Nelson was hooked on opioids. As a nurse, she says she called in her own prescriptions. Yesterday, she put that behind her as a graduate of the Delta County Drug Court. She says she put her family through a lot and realizes that loved her more than she loved herself.
“Drug court has helped me to understand my addiction and helped to show me it’s possible to enjoy life sober,” Nelson said. “I’m still a drug addict. I always will be. But today, by the grace of God, hard work and determination, I’m a drug addict in recovery.”
Hamilton dropped out of high school. In the drug court program, he finished his degree and went to Bay College. He says the path he was on should have ended in death.
I’ve said this more than once but I’m so glad I got arrested on October 6, 2016. I didn’t know it at the time but it was the beginning of the rest of my life. I was slow but surely dying. But I thought that was my only option,” Hamilton said.
Curry’s grandfather wrote a testimony thanking the drug court for rescuing Curry.
Each were presented a certificate from Delta County District Court Judge Steve Parks at yesterday’s event.
The Keynote speaker at the Delta County Drug Court graduation yesterday was Marinette County Circuit Court Judge James Morrison. He said the three participants have turned their lives around and showed that the drug court program works.

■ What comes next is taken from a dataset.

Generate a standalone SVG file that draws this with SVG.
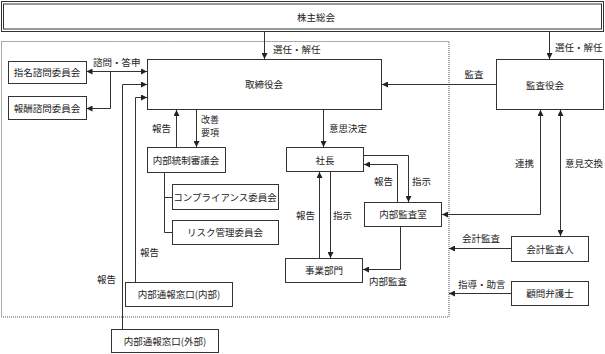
<svg xmlns="http://www.w3.org/2000/svg" width="605" height="354" viewBox="0 0 605 354">
<defs>
<marker id="ah" viewBox="0 0 6 6" refX="6" refY="3" markerWidth="6" markerHeight="6" markerUnits="userSpaceOnUse" orient="auto-start-reverse">
<path d="M0,0 L6,3 L0,6 z" fill="#222"/>
</marker>
</defs>
<style>
.box{fill:#fff;stroke:#333;stroke-width:1}
.t{font-family:"Noto Sans CJK JP","Noto Sans",sans-serif;font-size:9.5px;fill:#222;dominant-baseline:central}
.c{text-anchor:middle}
.ln{fill:none;stroke:#333;stroke-width:1}
.ar{marker-end:url(#ah)}
.ar2{marker-start:url(#ah);marker-end:url(#ah)}
.dot{fill:none;stroke:#555;stroke-width:1;stroke-dasharray:1,1}
</style>
<rect width="605" height="354" fill="#fff"/>
<rect class="dot" x="1.5" y="41.5" width="447.5" height="275.5"/>

<g id="connectors">
<path class="ln ar" d="M264.5,32 V59"/>
<path class="ln ar" d="M549.5,32 V59"/>
<path class="ln ar2" d="M86.5,71.5 H147"/>
<path class="ln ar" d="M110.5,71.5 V108.5 H86.5"/>
<path class="ln ar" d="M122.5,329 V84.5 H147"/>
<path class="ln ar" d="M135.5,282 V97.5 H147"/>
<path class="ln ar" d="M176.5,147 V110"/>
<path class="ln ar" d="M196.5,110 V147"/>
<path class="ln" d="M164.5,172 V232.5 H172.5 M164.5,197.5 H172.5"/>
<path class="ln ar" d="M323.5,110 V147"/>
<path class="ln ar" d="M496,84.5 H382"/>
<path class="ln ar" d="M363.5,155.5 H408.5 V202"/>
<path class="ln ar" d="M397.5,202 V164.5 H364"/>
<path class="ln ar" d="M319.5,258 V172"/>
<path class="ln ar" d="M330.5,172 V258"/>
<path class="ln ar" d="M400.5,227 V269.5 H363"/>
<path class="ln ar2" d="M540.5,110 V214.5 H442"/>
<path class="ln ar2" d="M560.5,110 V236"/>
<path class="ln ar" d="M511,248.5 H449"/>
<path class="ln ar" d="M511,293.5 H449"/>
</g>

<g id="labels">
<text class="t" x="273" y="49">選任・解任</text>
<text class="t" x="555" y="47">選任・解任</text>
<text class="t" x="93" y="62">諮問・答申</text>
<text class="t c" x="474" y="74">監査</text>
<text class="t" x="152" y="128">報告</text>
<text class="t" x="201" y="119.5" style="font-size:9px">改善</text>
<text class="t" x="201" y="132.6" style="font-size:9px">要項</text>
<text class="t" x="329" y="128">意思決定</text>
<text class="t" x="374" y="181">報告</text>
<text class="t" x="412" y="181">指示</text>
<text class="t" x="515" y="163">連携</text>
<text class="t" x="565" y="163">意見交換</text>
<text class="t" x="296" y="215">報告</text>
<text class="t" x="333" y="215">指示</text>
<text class="t" x="462" y="238">会計監査</text>
<text class="t" x="369" y="281">内部監査</text>
<text class="t" x="458" y="284">指導・助言</text>
<text class="t" x="140" y="252">報告</text>
<text class="t" x="97" y="279">報告</text>
</g>

<g id="kabunushi">
<rect class="box" x="1.5" y="1.5" width="602" height="30"/>
<rect class="box" x="3.5" y="4" width="598" height="25"/>
<text class="t c" x="316" y="17">株主総会</text>
</g>
<g id="torishimariyaku">
<rect class="box" x="147.5" y="59.5" width="234" height="50"/>
<text class="t c" x="264" y="84">取締役会</text>
</g>
<g id="kansayaku">
<rect class="box" x="496.5" y="59.5" width="107" height="50"/>
<text class="t c" x="545" y="85">監査役会</text>
</g>
<g id="shimei">
<rect class="box" x="8.5" y="61.5" width="78" height="22"/>
<text class="t c" x="47" y="72">指名諮問委員会</text>
</g>
<g id="hoshu">
<rect class="box" x="8.5" y="96.5" width="78" height="23"/>
<text class="t c" x="47" y="108">報酬諮問委員会</text>
</g>
<g id="naibutosei">
<rect class="box" x="147.5" y="147.5" width="78" height="25"/>
<text class="t c" x="186" y="160">内部統制審議会</text>
</g>
<g id="compliance">
<rect class="box" x="172.5" y="184.5" width="106" height="25"/>
<text class="t c" x="225" y="197">コンプライアンス委員会</text>
</g>
<g id="risk">
<rect class="box" x="172.5" y="220.5" width="106" height="24"/>
<text class="t c" x="225" y="232">リスク管理委員会</text>
</g>
<g id="shacho">
<rect class="box" x="286.5" y="147.5" width="77" height="24"/>
<text class="t c" x="325" y="160">社長</text>
</g>
<g id="naibukansa">
<rect class="box" x="364.5" y="202.5" width="77" height="24"/>
<text class="t c" x="403" y="214">内部監査室</text>
</g>
<g id="jigyo">
<rect class="box" x="285.5" y="258.5" width="77" height="24"/>
<text class="t c" x="324" y="270">事業部門</text>
</g>
<g id="tsuho-naibu">
<rect class="box" x="125.5" y="282.5" width="107" height="24"/>
<text class="t c" x="179" y="294">内部通報窓口(内部)</text>
</g>
<g id="tsuho-gaibu">
<rect class="box" x="111.5" y="329.5" width="107" height="23"/>
<text class="t c" x="165" y="341">内部通報窓口(外部)</text>
</g>
<g id="kaikei">
<rect class="box" x="511.5" y="236.5" width="77" height="25"/>
<text class="t c" x="550" y="249">会計監査人</text>
</g>
<g id="komon">
<rect class="box" x="511.5" y="281.5" width="77" height="24"/>
<text class="t c" x="550" y="293">顧問弁護士</text>
</g>
</svg>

“These three people who have come back to us have proven that there is a solution to this problem that nobody can run and say it’s bigger than me. These three people are now ambassadors of change that works,” Morrison said.
Morrison says drug court is not an easy program to succeed in. Participants have to complete various phases in order to graduate. A total of six have now completed the program.